Ana Ramacake

Personal information
- Born: 24 December 1937 Visama, Tailevu Province, Fiji
- Died: 17 July 2014 (aged 76)

Sport
- Country: Fiji
- Sport: Track and field
- Events: 100 meters, 200 meters, long jump, 4 × 100 m relay, 80 m hurdles

Medal record
Women's athletics
Representing Fiji
South Pacific Games
| Gold medal – first place | 1963 Suva | 100 m |
| Gold medal – first place | 1963 Suva | 4 x 100 m relay |
| Gold medal – first place | 1966 Nouméa | 4 x 100 m relay |
| Gold medal – first place | 1966 Nouméa | Long jump |
| Silver medal – second place | 1963 Suva | 200 m |
| Silver medal – second place | 1963 Suva | Long jump |
| Silver medal – second place | 1966 Nouméa | 100 m |
| Silver medal – second place | 1966 Nouméa | 200 m |
| Bronze medal – third place | 1963 Suva | 80 m hurdles |

= Ana Ramacake =

Fijian athlete and hotel owner

Ana Ramacake (24 December 1937 – 17 July 2014) was a Fijian athlete and, together with her husband, the operator of several hotels in Fiji. Sprint (running)
==Early life==
Ana Ramacake came from the village of Visama in the Tailevu Province in the south-east of Fiji's main island of Viti Levu. She studied at the Lelean Memorial School, a co-educational school run by the Methodist Church of Fiji and Rotuma. Her father, Misaeli Ramacake, was one of the first Fijians to play rugby.

==Athletic career==
Ramacake first represented Fiji at the age of 29 in 1963 at the inaugural South Pacific Games, held in Fiji's capital, Suva. She won 2 gold, 2 silver and 1 bronze medal, competing in the sprints and the long jump. In the 1966 South Pacific Games in Nouméa, New Caledonia, she won 2 gold and 2 silver medals. Also in 1966, she travelled alone to Kingston, Jamaica, without a manager or coach, to represent Fiji in the 1966 British Empire and Commonwealth Games. While countries had in the past been represented by just one man at these games, it was the first occasion in which a country's only representative was a woman. While in Jamaica she received training from Ron Pickering, who was coaching the Welsh team. Pickering had coached Lynn Davies who had won the long jump gold medal at the 1964 Summer Olympics. Ramacake finished 15th in the long jump in Jamaica. At the 1967 Fiji national championships, she set national records in the 200 metres and the long jump, which were not broken for 25 years.
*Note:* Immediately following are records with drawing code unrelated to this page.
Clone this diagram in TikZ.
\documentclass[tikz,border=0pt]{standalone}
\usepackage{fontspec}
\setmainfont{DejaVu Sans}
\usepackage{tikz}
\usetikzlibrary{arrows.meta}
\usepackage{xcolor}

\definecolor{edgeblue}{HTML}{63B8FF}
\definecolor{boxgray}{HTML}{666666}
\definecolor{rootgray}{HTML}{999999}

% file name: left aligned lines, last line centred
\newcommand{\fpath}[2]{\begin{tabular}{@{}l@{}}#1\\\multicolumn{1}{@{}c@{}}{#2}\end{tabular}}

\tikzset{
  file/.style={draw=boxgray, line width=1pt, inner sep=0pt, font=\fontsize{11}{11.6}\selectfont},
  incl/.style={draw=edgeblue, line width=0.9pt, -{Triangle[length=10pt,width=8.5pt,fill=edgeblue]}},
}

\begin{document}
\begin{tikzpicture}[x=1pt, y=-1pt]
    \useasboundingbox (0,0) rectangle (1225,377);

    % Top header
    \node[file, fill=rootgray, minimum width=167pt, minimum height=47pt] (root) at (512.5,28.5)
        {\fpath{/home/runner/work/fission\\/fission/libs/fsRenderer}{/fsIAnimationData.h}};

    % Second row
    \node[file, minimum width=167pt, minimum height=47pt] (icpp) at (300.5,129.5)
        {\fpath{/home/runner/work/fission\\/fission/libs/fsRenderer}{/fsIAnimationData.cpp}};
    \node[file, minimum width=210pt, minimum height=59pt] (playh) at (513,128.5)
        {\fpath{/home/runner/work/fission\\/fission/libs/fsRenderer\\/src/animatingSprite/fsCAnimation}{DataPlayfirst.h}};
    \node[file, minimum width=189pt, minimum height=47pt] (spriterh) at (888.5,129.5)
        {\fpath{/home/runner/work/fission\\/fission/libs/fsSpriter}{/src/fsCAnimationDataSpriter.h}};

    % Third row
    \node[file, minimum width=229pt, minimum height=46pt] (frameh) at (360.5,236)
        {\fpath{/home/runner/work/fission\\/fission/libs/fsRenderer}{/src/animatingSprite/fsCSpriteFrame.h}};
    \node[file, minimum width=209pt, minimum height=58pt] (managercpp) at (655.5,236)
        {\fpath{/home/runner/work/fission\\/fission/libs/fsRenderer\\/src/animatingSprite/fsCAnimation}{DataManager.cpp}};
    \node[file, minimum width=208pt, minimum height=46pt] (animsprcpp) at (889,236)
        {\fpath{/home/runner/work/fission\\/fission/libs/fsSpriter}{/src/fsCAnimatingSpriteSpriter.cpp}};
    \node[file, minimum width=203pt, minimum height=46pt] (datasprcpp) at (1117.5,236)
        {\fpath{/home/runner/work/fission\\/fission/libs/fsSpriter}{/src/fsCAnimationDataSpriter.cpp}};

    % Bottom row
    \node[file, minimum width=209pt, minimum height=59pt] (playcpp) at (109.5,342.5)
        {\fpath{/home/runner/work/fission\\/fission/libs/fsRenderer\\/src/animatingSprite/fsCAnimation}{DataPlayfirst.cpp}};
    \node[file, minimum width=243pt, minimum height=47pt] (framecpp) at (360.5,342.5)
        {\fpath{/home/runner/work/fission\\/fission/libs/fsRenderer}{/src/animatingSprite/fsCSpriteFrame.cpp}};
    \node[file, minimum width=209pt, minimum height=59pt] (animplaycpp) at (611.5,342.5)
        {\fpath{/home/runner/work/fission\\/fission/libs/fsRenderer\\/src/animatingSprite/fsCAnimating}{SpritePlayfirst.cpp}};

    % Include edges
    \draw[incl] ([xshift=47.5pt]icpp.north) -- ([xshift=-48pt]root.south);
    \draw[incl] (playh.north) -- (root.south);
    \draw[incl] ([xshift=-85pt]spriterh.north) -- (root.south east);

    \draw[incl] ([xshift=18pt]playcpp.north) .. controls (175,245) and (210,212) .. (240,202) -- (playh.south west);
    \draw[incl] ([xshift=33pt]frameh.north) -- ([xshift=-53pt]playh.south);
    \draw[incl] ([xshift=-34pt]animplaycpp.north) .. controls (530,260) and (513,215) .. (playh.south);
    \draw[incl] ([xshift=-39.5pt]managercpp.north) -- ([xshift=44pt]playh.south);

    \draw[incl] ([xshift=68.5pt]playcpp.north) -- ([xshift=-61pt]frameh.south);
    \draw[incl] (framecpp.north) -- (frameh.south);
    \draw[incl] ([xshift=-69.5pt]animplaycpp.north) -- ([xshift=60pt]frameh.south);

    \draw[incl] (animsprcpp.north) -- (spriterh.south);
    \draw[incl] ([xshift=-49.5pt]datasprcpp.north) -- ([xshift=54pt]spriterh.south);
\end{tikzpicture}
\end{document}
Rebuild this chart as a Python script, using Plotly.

She was inducted into the Fiji Association of Sports and National Olympic Committee Hall of Fame in 1993.

==Later life==
Ramacake married John Birch. They had two daughters. The elder became a swimming champion in Fiji. Her husband was a long-time president of the Fiji Hotel Association and the couple owned two hotels in Nadi. She died on 17 July 2014, predeceasing her husband.